Ray Smuts
WHILE the dilapidated Cyprus-registered tanker Ritas - impounded in Cape Town after leaking oil into the port - awaited transfer of her 34 000 ton diesel cargo last week, searching questions were being posed about the seaworthiness of many vessels calling at South African ports and how to contain this scourge.
John Woodend, the Mother City's outgoing port captain, has no misgivings as to the course of action.
I am worried not only about the fact that a lot of armchair surveys are going on which should cease, but that the classification societies should be taken to task, he told FTW.
Referring to the 22-year-old Ritas as one of the most neglected ships he had ever seen, Woodend told me: This ship was in class with Lloyds, now how the hell can that be when she is in the condition she is in?
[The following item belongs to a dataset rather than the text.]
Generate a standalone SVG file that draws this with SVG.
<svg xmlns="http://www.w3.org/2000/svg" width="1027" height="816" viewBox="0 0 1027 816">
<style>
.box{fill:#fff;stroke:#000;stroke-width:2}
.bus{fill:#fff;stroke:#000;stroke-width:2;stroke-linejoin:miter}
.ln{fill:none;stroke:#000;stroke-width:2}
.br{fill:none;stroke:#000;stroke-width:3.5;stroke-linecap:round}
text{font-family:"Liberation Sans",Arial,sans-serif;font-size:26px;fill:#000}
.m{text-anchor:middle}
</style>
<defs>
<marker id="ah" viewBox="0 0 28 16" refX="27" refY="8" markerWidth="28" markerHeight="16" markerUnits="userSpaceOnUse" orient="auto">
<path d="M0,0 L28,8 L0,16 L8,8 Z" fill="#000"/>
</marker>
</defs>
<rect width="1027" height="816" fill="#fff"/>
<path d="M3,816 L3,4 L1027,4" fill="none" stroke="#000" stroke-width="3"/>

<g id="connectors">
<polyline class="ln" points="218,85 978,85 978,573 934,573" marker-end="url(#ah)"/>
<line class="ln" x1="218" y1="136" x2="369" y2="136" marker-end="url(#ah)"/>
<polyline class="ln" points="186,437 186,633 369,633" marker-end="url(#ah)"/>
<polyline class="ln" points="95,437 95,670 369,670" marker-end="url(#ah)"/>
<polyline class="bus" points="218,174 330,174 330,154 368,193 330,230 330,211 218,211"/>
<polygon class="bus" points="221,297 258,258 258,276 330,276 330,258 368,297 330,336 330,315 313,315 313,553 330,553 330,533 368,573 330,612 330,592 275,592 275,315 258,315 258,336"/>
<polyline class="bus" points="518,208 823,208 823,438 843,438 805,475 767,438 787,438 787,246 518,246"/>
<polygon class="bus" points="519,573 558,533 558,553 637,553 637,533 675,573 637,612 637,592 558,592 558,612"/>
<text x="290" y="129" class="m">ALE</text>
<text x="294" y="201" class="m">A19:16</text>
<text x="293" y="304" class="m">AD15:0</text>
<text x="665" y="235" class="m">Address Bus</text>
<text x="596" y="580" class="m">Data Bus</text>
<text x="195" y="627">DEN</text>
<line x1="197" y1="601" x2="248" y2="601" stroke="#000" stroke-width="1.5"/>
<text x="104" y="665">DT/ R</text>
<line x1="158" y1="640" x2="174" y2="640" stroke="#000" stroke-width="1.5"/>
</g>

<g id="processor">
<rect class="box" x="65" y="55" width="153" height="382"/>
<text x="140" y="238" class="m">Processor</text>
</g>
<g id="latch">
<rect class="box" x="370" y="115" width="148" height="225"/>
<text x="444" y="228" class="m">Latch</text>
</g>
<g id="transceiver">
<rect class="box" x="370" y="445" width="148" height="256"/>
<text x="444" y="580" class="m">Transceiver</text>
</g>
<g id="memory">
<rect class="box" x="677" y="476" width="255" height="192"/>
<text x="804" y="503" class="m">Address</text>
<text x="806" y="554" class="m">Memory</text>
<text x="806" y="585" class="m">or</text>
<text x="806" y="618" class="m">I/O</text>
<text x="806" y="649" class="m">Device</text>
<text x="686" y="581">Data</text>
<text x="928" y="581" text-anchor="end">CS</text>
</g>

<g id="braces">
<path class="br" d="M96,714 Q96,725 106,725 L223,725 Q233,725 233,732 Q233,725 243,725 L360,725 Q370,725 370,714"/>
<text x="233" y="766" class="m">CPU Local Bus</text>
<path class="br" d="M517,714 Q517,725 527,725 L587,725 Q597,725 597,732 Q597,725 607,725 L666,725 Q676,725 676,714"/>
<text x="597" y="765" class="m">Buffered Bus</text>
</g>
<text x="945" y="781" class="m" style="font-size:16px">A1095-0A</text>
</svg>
Her safety equipment inspection was done four months ago yet a lot of things including pumps and fire monitors don't work.
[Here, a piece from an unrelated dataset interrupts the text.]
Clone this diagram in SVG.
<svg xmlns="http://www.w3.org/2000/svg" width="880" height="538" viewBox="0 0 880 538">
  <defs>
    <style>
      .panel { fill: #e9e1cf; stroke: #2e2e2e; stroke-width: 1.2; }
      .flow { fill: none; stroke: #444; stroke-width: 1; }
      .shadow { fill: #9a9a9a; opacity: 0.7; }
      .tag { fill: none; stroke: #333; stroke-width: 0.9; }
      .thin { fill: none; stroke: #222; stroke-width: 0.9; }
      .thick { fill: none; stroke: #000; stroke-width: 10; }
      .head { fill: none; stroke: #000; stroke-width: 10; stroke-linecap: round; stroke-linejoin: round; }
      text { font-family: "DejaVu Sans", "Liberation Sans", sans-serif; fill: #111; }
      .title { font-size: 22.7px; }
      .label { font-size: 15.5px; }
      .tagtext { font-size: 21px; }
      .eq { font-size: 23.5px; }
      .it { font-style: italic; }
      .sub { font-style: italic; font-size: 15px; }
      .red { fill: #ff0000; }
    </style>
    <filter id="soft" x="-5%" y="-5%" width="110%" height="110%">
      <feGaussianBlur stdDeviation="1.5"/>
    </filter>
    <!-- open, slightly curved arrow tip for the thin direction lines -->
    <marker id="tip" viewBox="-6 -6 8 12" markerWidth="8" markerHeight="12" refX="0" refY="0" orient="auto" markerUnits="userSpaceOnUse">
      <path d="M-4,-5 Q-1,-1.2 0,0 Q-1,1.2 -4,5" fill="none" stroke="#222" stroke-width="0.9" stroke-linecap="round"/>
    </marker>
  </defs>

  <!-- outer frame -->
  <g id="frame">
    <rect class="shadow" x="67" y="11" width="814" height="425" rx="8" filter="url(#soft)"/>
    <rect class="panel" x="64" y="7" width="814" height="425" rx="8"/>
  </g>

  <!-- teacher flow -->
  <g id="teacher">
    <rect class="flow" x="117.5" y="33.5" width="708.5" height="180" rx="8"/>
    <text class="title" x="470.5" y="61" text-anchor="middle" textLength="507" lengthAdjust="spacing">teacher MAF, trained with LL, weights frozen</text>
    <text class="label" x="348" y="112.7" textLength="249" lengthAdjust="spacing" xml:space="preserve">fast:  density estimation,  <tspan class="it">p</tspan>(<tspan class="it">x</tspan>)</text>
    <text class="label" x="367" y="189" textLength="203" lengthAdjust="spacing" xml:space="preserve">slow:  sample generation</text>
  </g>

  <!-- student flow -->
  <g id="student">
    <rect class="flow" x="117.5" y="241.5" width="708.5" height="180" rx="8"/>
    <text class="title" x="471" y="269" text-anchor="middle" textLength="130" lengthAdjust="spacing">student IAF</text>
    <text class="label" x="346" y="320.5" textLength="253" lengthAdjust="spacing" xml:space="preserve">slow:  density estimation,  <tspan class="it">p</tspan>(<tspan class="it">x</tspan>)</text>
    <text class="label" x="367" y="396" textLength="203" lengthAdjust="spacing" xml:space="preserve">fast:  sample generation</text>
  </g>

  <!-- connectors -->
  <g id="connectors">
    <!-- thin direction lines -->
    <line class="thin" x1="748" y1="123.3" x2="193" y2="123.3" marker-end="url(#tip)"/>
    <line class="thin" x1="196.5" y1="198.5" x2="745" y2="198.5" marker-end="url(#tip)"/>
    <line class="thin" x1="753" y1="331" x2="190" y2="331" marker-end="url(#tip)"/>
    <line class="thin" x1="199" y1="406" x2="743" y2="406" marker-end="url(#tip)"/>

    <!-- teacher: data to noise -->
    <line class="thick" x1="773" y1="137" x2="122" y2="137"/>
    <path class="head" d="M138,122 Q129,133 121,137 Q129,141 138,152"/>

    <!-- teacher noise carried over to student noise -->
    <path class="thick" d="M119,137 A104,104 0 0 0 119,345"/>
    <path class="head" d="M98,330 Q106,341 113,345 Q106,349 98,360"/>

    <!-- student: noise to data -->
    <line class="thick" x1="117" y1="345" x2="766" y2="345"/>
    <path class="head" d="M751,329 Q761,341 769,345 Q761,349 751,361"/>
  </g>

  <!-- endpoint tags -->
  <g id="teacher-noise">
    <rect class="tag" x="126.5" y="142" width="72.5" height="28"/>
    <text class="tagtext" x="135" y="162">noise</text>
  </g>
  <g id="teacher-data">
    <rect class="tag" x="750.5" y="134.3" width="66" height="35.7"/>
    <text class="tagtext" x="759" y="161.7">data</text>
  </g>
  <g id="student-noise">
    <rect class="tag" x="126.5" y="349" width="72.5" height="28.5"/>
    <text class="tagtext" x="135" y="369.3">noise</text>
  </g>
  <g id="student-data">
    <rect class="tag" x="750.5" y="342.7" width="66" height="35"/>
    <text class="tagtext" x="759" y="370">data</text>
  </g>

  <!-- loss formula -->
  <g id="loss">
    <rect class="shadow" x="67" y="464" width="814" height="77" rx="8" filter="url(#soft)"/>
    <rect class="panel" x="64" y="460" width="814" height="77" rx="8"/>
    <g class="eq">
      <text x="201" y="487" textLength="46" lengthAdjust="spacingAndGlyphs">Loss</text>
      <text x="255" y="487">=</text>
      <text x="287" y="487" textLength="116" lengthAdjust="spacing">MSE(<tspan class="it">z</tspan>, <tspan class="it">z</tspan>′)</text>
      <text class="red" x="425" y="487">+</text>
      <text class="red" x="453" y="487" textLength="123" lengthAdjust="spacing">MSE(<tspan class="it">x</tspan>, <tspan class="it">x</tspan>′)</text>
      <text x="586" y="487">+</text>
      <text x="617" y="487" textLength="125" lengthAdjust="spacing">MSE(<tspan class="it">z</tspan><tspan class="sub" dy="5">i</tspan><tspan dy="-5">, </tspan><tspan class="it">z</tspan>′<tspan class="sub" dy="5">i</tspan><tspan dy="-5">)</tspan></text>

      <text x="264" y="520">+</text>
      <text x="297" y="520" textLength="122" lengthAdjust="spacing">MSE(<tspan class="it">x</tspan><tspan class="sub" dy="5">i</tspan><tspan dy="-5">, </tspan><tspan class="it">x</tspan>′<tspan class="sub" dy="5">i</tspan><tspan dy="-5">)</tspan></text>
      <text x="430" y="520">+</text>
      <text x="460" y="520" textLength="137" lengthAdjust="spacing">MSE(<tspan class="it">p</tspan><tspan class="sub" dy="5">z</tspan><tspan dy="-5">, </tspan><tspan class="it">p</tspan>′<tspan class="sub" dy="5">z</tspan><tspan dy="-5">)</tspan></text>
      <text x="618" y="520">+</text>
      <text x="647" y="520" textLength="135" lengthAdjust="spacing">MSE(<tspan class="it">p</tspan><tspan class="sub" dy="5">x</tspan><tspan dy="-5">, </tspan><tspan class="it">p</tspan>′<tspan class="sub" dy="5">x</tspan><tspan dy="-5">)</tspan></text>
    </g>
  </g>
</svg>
Ritas, said Woodend, was a floating nightmare, the kind I dream about in bad dreams, but he did not agree entirely with one line of thinking, that the flag states should bear total responsibility for unseaworthy vessels.
A representative from Cyprus had visited Cape Town after the Ritas incident became known and he is as peeved off as we are at the condition of the ship.
As to the port authority's role in times such as this, Woodend asserted it was impossible for a port captain to inspect every ship. He has to rely on his pilots who are instructed that if they won't go to sea on the ship they should report it, which is what happened in Cape Town, resulting in the Samsa inspection and our decision to stop her from sailing.